As your data volumes explode, that gap between “what’s happening now” and “what’s in my report” is getting wider. If you’re looking to leverage real-time use cases, you can’t afford to wait for overnight batch windows, and you definitely can’t settle for stale analytics. 

By moving your operational data from Oracle into Google BigQuery, you can run robust analytics without putting strain on the production systems that keep your business running. Think of BigQuery as a scalable, cloud-native engine that lets you unlock the value of your data the second it’s created.

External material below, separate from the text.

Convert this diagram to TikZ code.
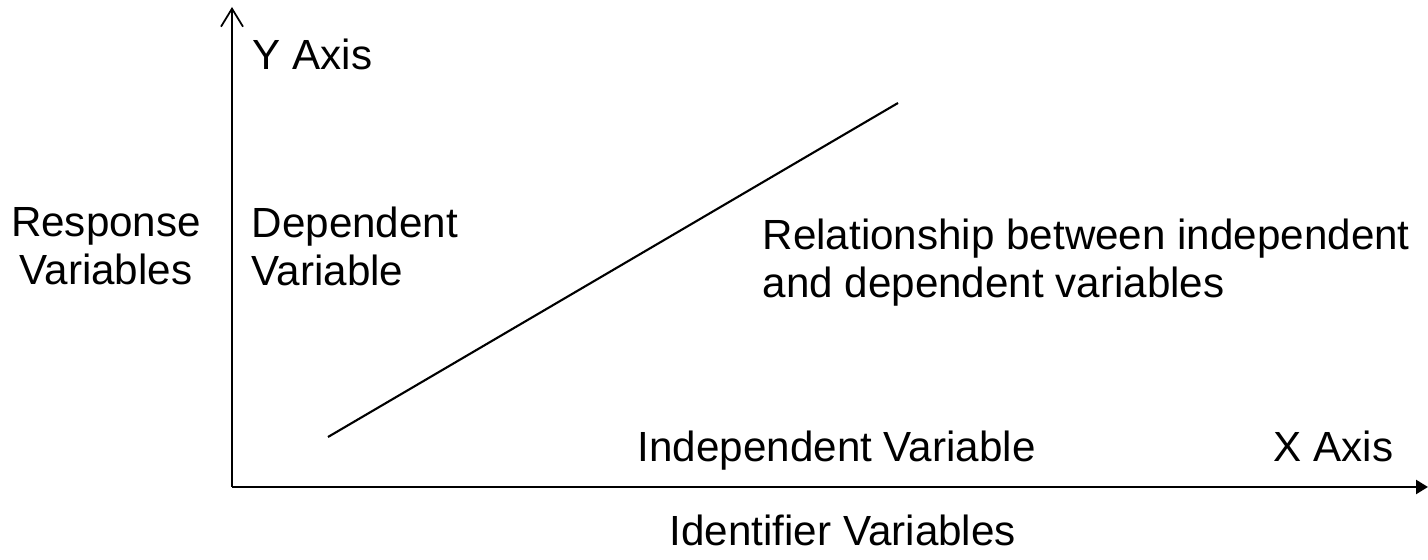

In this guide, we’re going to look at why this move is so critical right now, the common roadblocks, and how you can build a pipeline that actually keeps pace with your business while modernizing your data integration.

Key Takeaways:

  • The Why: You’re bridging the gap between Oracle’s transactional reliability and BigQuery’s robust analytical power. It’s about keeping your system of record safe while you innovate in the cloud.
  • The How: It boils down to three main choices: batch ETL, incremental loads, or real-time streaming via Change Data Capture (CDC). If you want zero downtime and data that’s actually fresh, CDC is the way to go.
  • The Solution: Modernization isn’t just about moving data; it’s about doing so reliably. You need native connectors, automatic schema handling, and clear observability so you aren’t constantly chasing infrastructure fixes.

Why Replicate Your Oracle Data into BigQuery?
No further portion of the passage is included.